Repeat the exercise on both sides from the beginning of your walk down the fence. Each time you pick up the rein, try to use less pressure than you used the last time your horse responded. We tend to like to repeat success, but for this exercise don’t automatically use the same amount of pressure or bend his head to the same spot on the last time you got his tail to move. Each time, try to use less pressure and get less bend. One of your goals is to put less pressure on the rein and have the horse move his head less to the side while you achieve the same result with the tail. This is what makes the horse more responsive to your cues.

Trying is Believing
It’s very important to remember that you don’t have to do everything perfectly right away. This can be a hard concept for us to learn. We have the “correct” exercise already pictured in our mind before we start. We know how we want our horse to respond. It’s natural for us to start trying to achieve perfection, but this can really mess up the progress and performance of your horse.

Remember that cake we put in the oven? It looked very different when we first put it in than it did when we took it out an hour later. Continue practicing this exercise until the amount of pressure you put on the rein to cause your pockets to move and face the center of the arena (as your horse faces the fence) is less than one or two ounces. At this point, you can move the hindquarters without taking all the slack out of the rein. You’re now causing the hindquarters to move by using the rein only. You’re seeing a connection between the rein and the tail. Be sure that you’re isolating in your own mind the movement and control of the hindquarters. Finally, you can feel the hindquarters moving while the front end of the horse is staying in one spot.

Watch your saddle horn as you walk your horse down the fence. When his tail (your pocket) moves toward the center of the arena, the saddle horn stops moving forward and slowly rotates in one place. This represents what the horse’s front feet are doing.

Continue doing the same exercise, but move the tail more and then less. Sometimes move it past the center of the arena and watch what happens to your horse.

As you practice any exercise, become more observant of how many different aspects of your horse change. The art of doing anything spectacular is perfecting the simple and seeing the detail of all that has happened.

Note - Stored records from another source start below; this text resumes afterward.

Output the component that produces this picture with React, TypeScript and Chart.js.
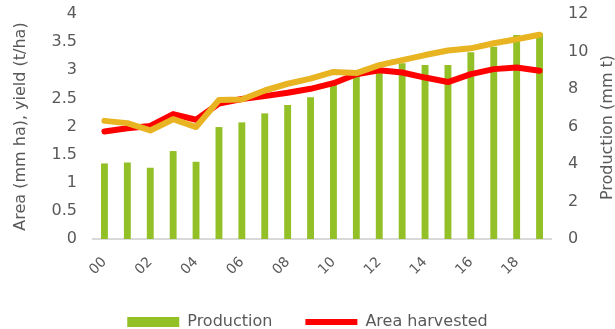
import React, { useEffect, useRef } from "react";
import { Chart, registerables } from "chart.js";

Chart.register(...registerables);

const years = ["00","01","02","03","04","05","06","07","08","09","10","11","12","13","14","15","16","17","18","19"];
const production = [4.03, 4.08, 3.8, 4.69, 4.12, 5.97, 6.22, 6.7, 7.15, 7.56, 8.21, 8.84, 9.1, 9.37, 9.28, 9.28, 9.96, 10.26, 10.88, 10.97];
const areaHarvested = [1.91, 1.97, 2.01, 2.22, 2.12, 2.41, 2.49, 2.54, 2.6, 2.67, 2.77, 2.93, 3.0, 2.96, 2.87, 2.79, 2.93, 3.02, 3.05, 2.99];
const yieldValues = [2.1, 2.06, 1.93, 2.13, 1.99, 2.47, 2.48, 2.64, 2.76, 2.85, 2.97, 2.95, 3.09, 3.18, 3.27, 3.35, 3.39, 3.48, 3.55, 3.63];

const leftTitle = "Area (mm ha), yield (t/ha)";
const rightTitle = "Production (mm t)";

const TEXT = "#595959";
const FONT = "'DejaVu Sans', sans-serif";

const layoutPlugin = {
  id: "layoutTweaks",
  beforeLayout(chart: any) {
    const leg = chart.legend;
    if (leg && !leg._patched) {
      const orig = leg.fit.bind(leg);
      leg.fit = function () {
        orig();
        this.height = 48;
      };
      leg._patched = true;
    }
  },
  afterDraw(chart: any) {
    const s = chart.scales.y1;
    const ctx = chart.ctx;
    ctx.save();
    ctx.fillStyle = TEXT;
    ctx.font = `16px ${FONT}`;
    ctx.textAlign = "center";
    ctx.textBaseline = "middle";
    const cx = s.right - 7;
    const cy = (chart.chartArea.top + chart.chartArea.bottom) / 2 + 1;
    ctx.translate(cx, cy);
    ctx.rotate(-Math.PI / 2);
    ctx.fillText(rightTitle, 0, 0);
    ctx.restore();
  },
};

const noPad = (s: any) => {
  s.paddingTop = 0;
  s.paddingBottom = 0;
};

export default function App() {
  const ref = useRef<HTMLCanvasElement | null>(null);
  useEffect(() => {
    if (!ref.current) return;
    const chart = new Chart(ref.current, {
      type: "bar",
      data: {
        labels: years,
        datasets: [
          {
            type: "bar",
            label: "Production",
            data: production,
            yAxisID: "y1",
            backgroundColor: "#92C026",
            borderWidth: 0,
            categoryPercentage: 1,
            barPercentage: 0.3,
            order: 3,
            pointStyle: "rect",
          } as any,
          {
            type: "line",
            label: "Area harvested",
            data: areaHarvested,
            yAxisID: "y",
            borderColor: "#FF0000",
            backgroundColor: "#FF0000",
            borderWidth: 6,
            borderCapStyle: "round",
            borderJoinStyle: "round",
            pointRadius: 0,
            tension: 0,
            order: 2,
            pointStyle: "line",
          } as any,
          {
            type: "line",
            label: "Yield",
            data: yieldValues,
            yAxisID: "y",
            borderColor: "#E8B422",
            backgroundColor: "#E8B422",
            borderWidth: 6,
            borderCapStyle: "round",
            borderJoinStyle: "round",
            pointRadius: 0,
            tension: 0,
            order: 1,
            pointStyle: "line",
          } as any,
        ],
      },
      options: {
        animation: false,
        responsive: false,
        maintainAspectRatio: false,
        layout: { padding: { top: 14, bottom: 0, left: 0, right: 0 } },
        plugins: {
          tooltip: { enabled: false },
          legend: {
            position: "bottom",
            labels: {
              filter: (item: any) => item.text !== "Yield",
              sort: (a: any, b: any) => a.datasetIndex - b.datasetIndex,
              usePointStyle: true,
              pointStyleWidth: 52,
              boxHeight: 10,
              padding: 33,
              color: TEXT,
              font: { family: FONT, size: 16 },
            },
          },
        },
        scales: {
          x: {
            grid: { display: false, drawTicks: false },
            border: { display: true, color: "#D9D9D9", width: 2 },
            ticks: {
              color: TEXT,
              font: { family: FONT, size: 14 },
              minRotation: 45,
              maxRotation: 45,
              autoSkip: false,
              padding: 15,
              callback: (_v: any, i: number) => (i % 2 === 0 ? years[i] : ""),
            },
            afterFit: (s: any) => {
              s.height = 42;
            },
          },
          y: {
            position: "left",
            min: 0,
            max: 4,
            grid: { display: false, drawTicks: false },
            border: { display: false },
            ticks: {
              stepSize: 0.5,
              color: TEXT,
              font: { family: FONT, size: 16 },
              padding: 16,
              callback: (v: any) => String(Number(v)),
            },
            title: {
              display: true,
              text: leftTitle,
              color: TEXT,
              font: { family: FONT, size: 16 },
              padding: { top: 11, bottom: 0 },
            },
            afterFit: (s: any) => {
              s.width = 93;
              noPad(s);
            },
          },
          y1: {
            position: "right",
            min: 0,
            max: 12,
            grid: { display: false, drawTicks: false },
            border: { display: false },
            ticks: {
              stepSize: 2,
              color: TEXT,
              font: { family: FONT, size: 16 },
              padding: 17,
              callback: (v: any) => String(Number(v)),
            },
            afterFit: (s: any) => {
              s.width = 64;
              noPad(s);
            },
          },
        },
      } as any,
      plugins: [layoutPlugin],
    });
    return () => chart.destroy();
  }, []);
  return (
    <div style={{ position: "fixed", left: 0, top: 0, width: 615, height: 329, background: "#fff" }}>
      <canvas ref={ref} width={615} height={329} style={{ display: "block" }} />
    </div>
  );
}
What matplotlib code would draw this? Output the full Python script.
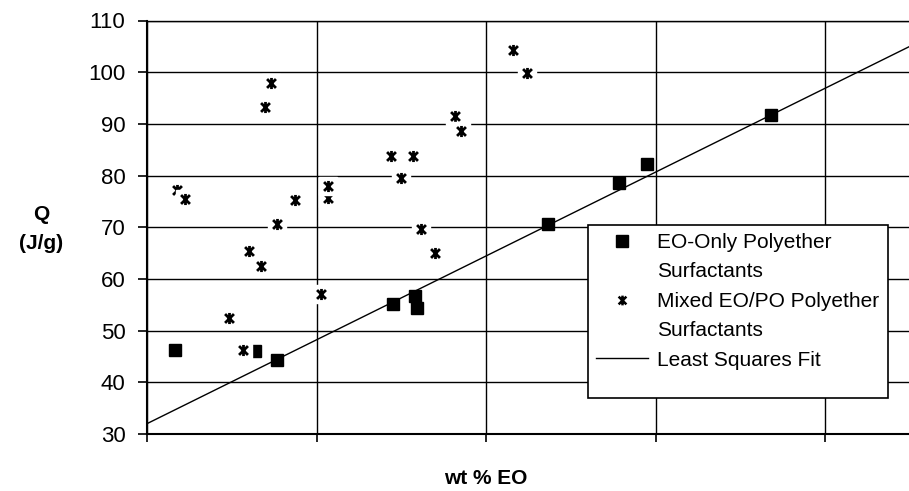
import matplotlib.pyplot as plt
import matplotlib.patches as patches
from matplotlib.lines import Line2D
from matplotlib.path import Path
import numpy as np

plt.rcParams['font.family'] = ['Liberation Sans', 'DejaVu Sans']

# EO-only polyether surfactants
eo_x = [3.3, 12.8, 15.3, 29.0, 31.6, 31.9, 47.3, 55.7, 59.0, 73.6]
eo_q = [46.2, 46.1, 44.3, 55.1, 56.7, 54.3, 70.6, 78.6, 82.2, 91.8]

# mixed EO/PO polyether surfactants
mix_x = [3.5, 4.5, 9.7, 11.3, 12.0, 13.5, 13.9, 14.6, 15.3, 17.5, 20.5,
         21.3, 21.4, 28.8, 30.0, 31.4, 32.3, 34.0, 36.3, 37.0, 43.2, 44.8]
mix_q = [77.2, 75.5, 52.4, 46.3, 65.5, 62.5, 93.3, 98.0, 70.6, 75.2, 57.0,
         75.7, 77.9, 83.7, 79.5, 83.7, 69.7, 65.1, 91.5, 88.7, 104.2, 99.9]

# least squares fit
fit_intercept = 32.0
fit_slope = 0.811

y_ticks = [30, 40, 50, 60, 70, 80, 90, 100, 110]
x_ticks = [0, 20, 40, 60, 80, 100]

# asterisk marker: x with a vertical bar
star = Path([(-1, -1), (1, 1), (-1, 1), (1, -1), (0, -1.25), (0, 1.25)],
            [Path.MOVETO, Path.LINETO, Path.MOVETO, Path.LINETO, Path.MOVETO, Path.LINETO])

W, H = 909, 491
fig = plt.figure(figsize=(W / 100, H / 100), dpi=100)
ax = fig.add_axes([147 / W, 57 / H, 847.5 / W, 413.5 / H])

ax.set_xlim(0, 100)
ax.set_ylim(30, 110)
ax.set_xticks(x_ticks)
ax.set_xticklabels([])
ax.set_yticks(y_ticks)
ax.tick_params(axis='y', labelsize=16, length=6.5, width=1.2, pad=9, direction='out')
ax.tick_params(axis='x', length=5.5, width=1.2, direction='out')
ax.grid(True, color='black', linewidth=1.0)
ax.set_axisbelow(True)
ax.spines['left'].set_linewidth(1.5)
ax.spines['bottom'].set_linewidth(1.5)
ax.spines['top'].set_linewidth(1.0)
ax.spines['right'].set_visible(False)

fx = np.array([0, 100])
ax.plot(fx, fit_intercept + fit_slope * fx, color='black', lw=1.0, zorder=2)

ax.plot(eo_x, eo_q, ls='none', marker='s', color='black', markersize=8.5, zorder=3)

# each asterisk sits on a white box, drawn point by point
for xv, qv in zip(mix_x, mix_q):
    ax.plot([xv], [qv], ls='none', marker='s', color='white', markersize=13, zorder=3)
    ax.plot([xv], [qv], ls='none', marker=star, mfc='none', mec='black',
            markersize=8, mew=2.0, zorder=3)

fig.text(41 / W, 1 - 229 / H, 'Q\n(J/g)', ha='center', va='center',
         fontsize=15, fontweight='bold', linespacing=1.7)
fig.text(486 / W, 1 - 478 / H, 'wt % EO', ha='center', va='center',
         fontsize=15, fontweight='bold')

# legend frame
frame = patches.Rectangle((588 / W, 1 - 398 / H), 300 / W, 173 / H,
                          transform=fig.transFigure, facecolor='white',
                          edgecolor='black', lw=1.2, zorder=4, clip_on=False)
ax.add_patch(frame)

h_sq = Line2D([], [], ls='none', marker='s', color='black', markersize=8)
h_x = Line2D([], [], ls='none', marker=star, mfc='none', mec='black', markersize=7, mew=1.8)
h_fit = Line2D([], [], color='black', lw=1.0)
blank = Line2D([], [], ls='none')
leg = ax.legend([h_sq, blank, h_x, blank, h_fit],
                ['EO-Only Polyether', 'Surfactants', 'Mixed EO/PO Polyether',
                 'Surfactants', 'Least Squares Fit'],
                loc='upper left', bbox_to_anchor=(596 / W, 1 - 233 / H),
                bbox_transform=fig.transFigure, frameon=False, fontsize=15,
                borderpad=0, borderaxespad=0, handlelength=2.5,
                handletextpad=0.45, labelspacing=0.5)
leg.set_zorder(5)

fig.savefig('out.png', dpi=100)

Does he completely change direction? Does he do a partial turn on the forehand (a half turn that keeps his front end in one spot as he rotates just his hindquarters)? If you move the tail halfway toward the center, but keep the horse moving the same direction down the arena fence, does this cause your horse to slow his forward motion? What about his inside hip bone? Can you feel what his hip is doing? What does your own hip pocket feel like on the same side? What about the hip bone closest to the fence? What does it feel like and how different is that compared to the other hip bone?

Can you as a rider visualize the tail as it is moving to the right or left? Can you cause it to move exactly the amount or distance that you want?

What does his mouth feel like now compared to when you started? How much less pressure do you have to put on the reins to get the tail to move? How much lighter has your horse become in your hands?

What about his head? Is he bending it less to the side? Is his neck softer and more flexible? Is his head lower than when you started? Is he more relaxed and focused on you?

These are all great questions. Keep observing the reactions and changes both in your horse and yourself. Remember that any change your horse makes is a reflection of a change you have already made in your own riding habits.

This is deliberate practice, but it’s fun because the joy is in the trying. Anyone who wants to give it a try can do it. Even if you’re not sure how or what to do, try something. Even if you don’t understand completely, try. Even if you don’t do it exactly as I’m thinking, try. The try will improve you and your horse.